Picture an AI agent managing your cloud scripts at 2 a.m. It’s deploying packages, tuning databases, maybe cleaning up old tables. Helpful, yes. Safe, maybe not. What happens when that same AI decides to delete a schema it thinks is “unused”? That’s not optimization. That’s a 2 a.m. incident.
AI activity logging and AI runtime control exist to track and manage what these agents do. They capture actions, monitor prompts, and record context for audits. But logs only tell you what happened after the fact. They can’t stop a dangerous command mid-flight. As AI-driven operations scale, that gap becomes a security and compliance blind spot. You can know everything your AI did, but not prevent it from doing the wrong thing in the first place.

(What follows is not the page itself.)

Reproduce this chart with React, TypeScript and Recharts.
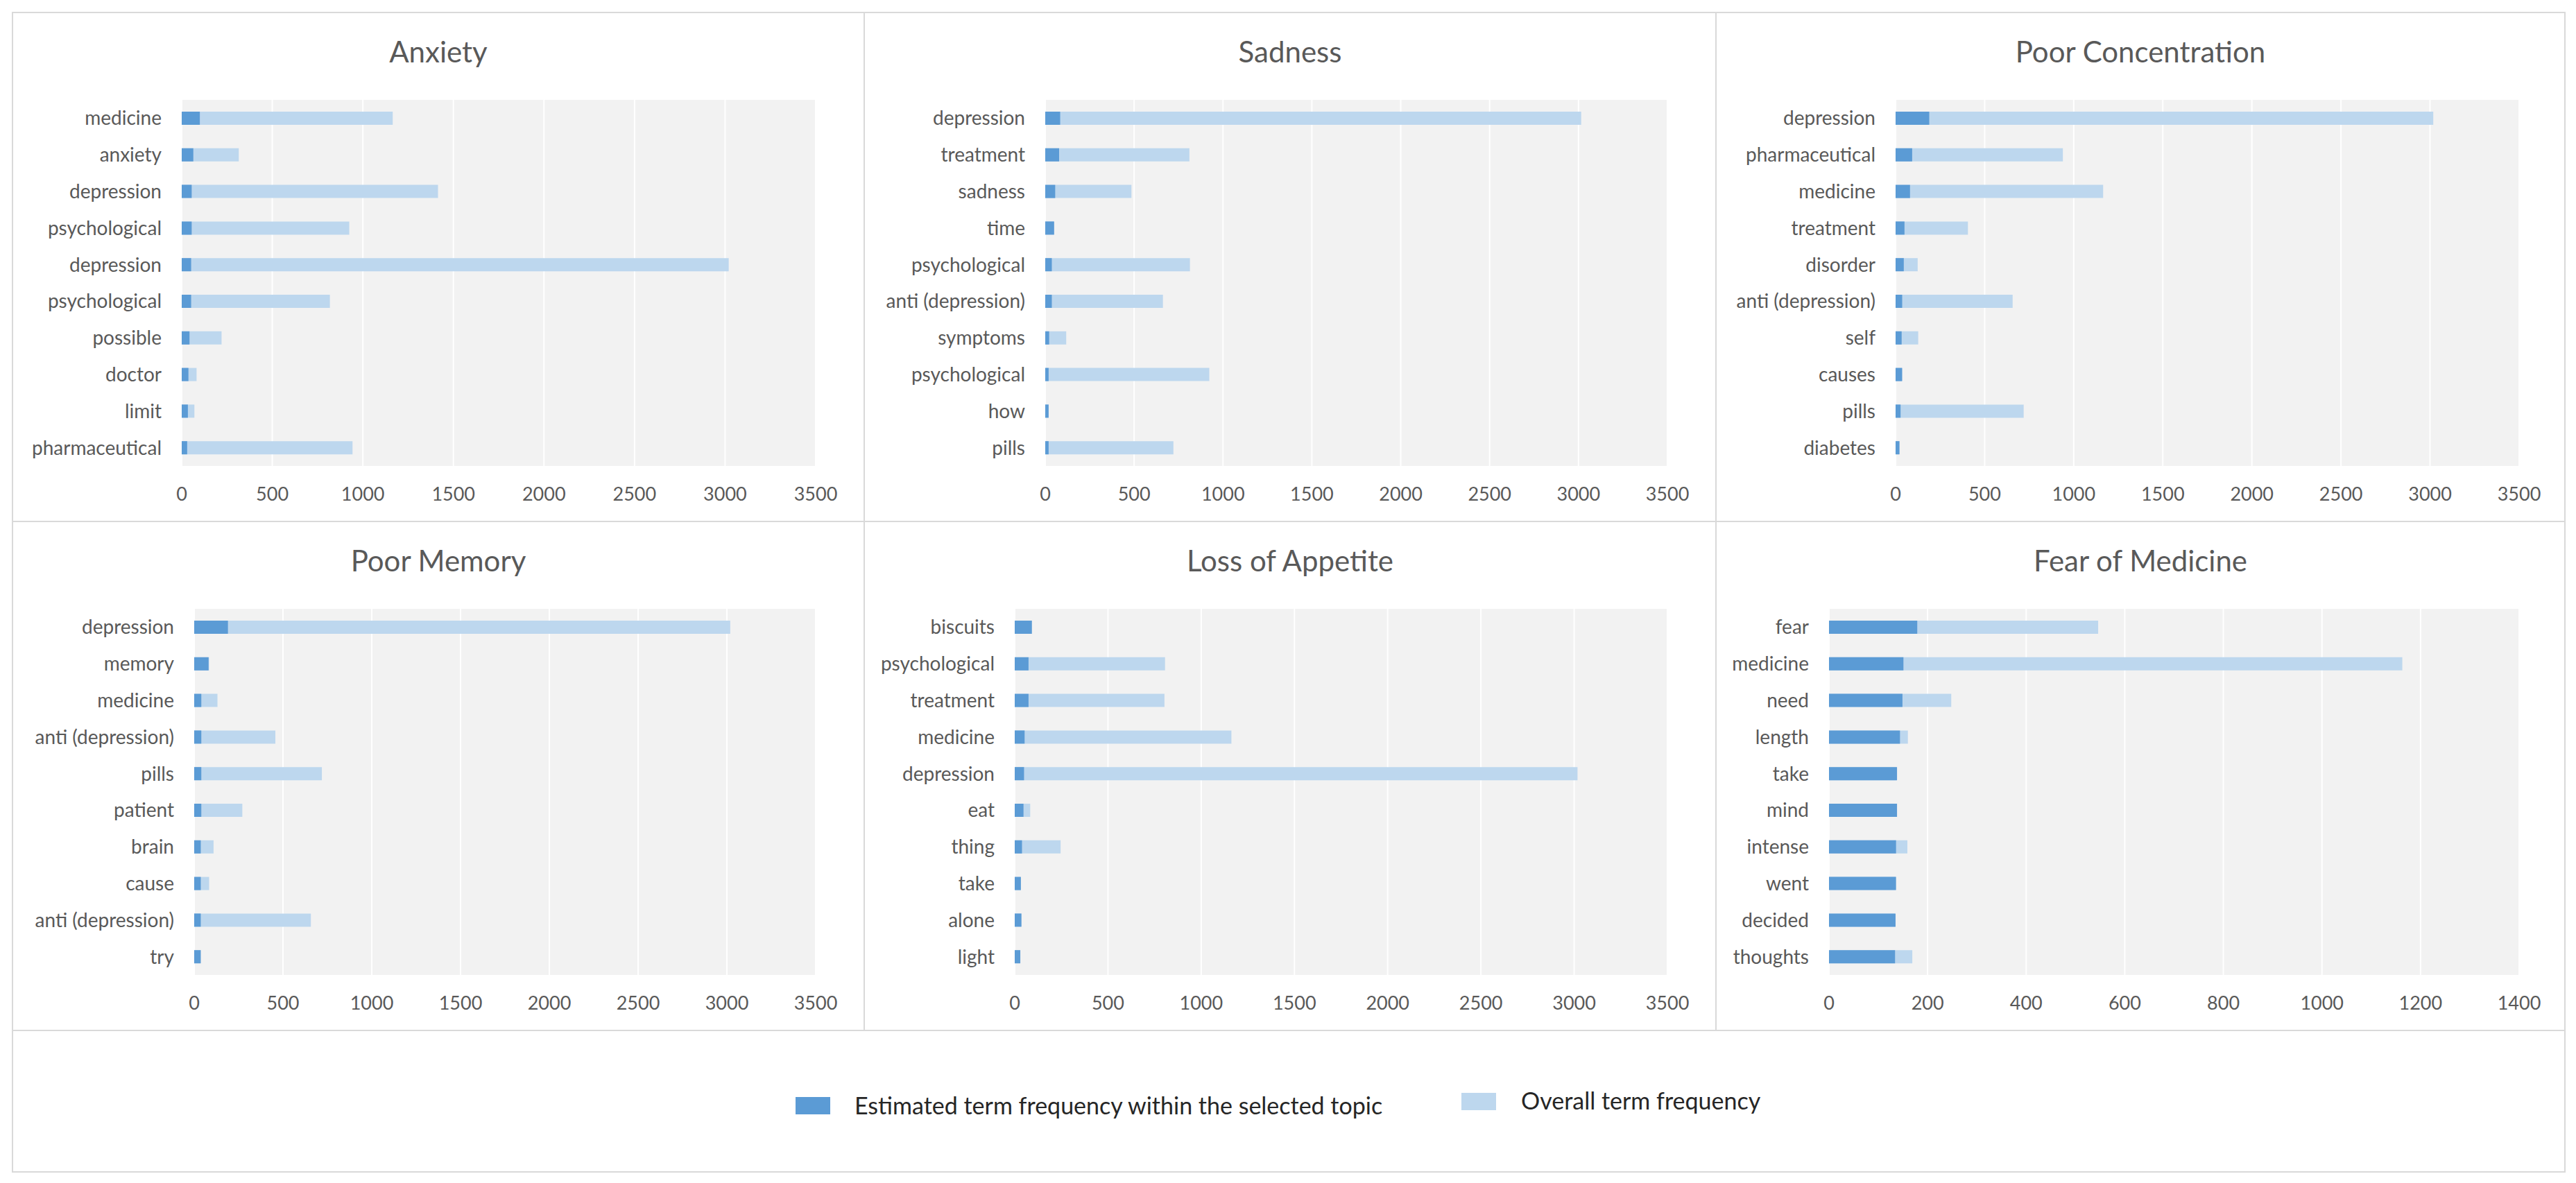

That’s where Access Guardrails come in. Access Guardrails are real-time execution policies that protect both human and AI-driven operations. As autonomous systems, scripts, and agents gain access to production environments, Guardrails ensure no command, whether manual or machine-generated, can perform unsafe or noncompliant actions. They analyze intent at execution, blocking schema drops, bulk deletions, or data exfiltration before they happen. This creates a trusted boundary for AI tools and developers alike, allowing innovation to move faster without introducing new risk. By embedding safety checks into every command path, Access Guardrails make AI-assisted operations provable, controlled, and fully aligned with organizational policy.
Once in place, execution logic changes quietly but profoundly. Every command hits a policy check first. Permissions attach to intent, not just role. Bulk updates or destructive queries can require just-in-time review. Audit logs become evidence of prevention, not failure cleanup. This transforms runtime control from reactive to proactive, which is exactly what AI governance should look like.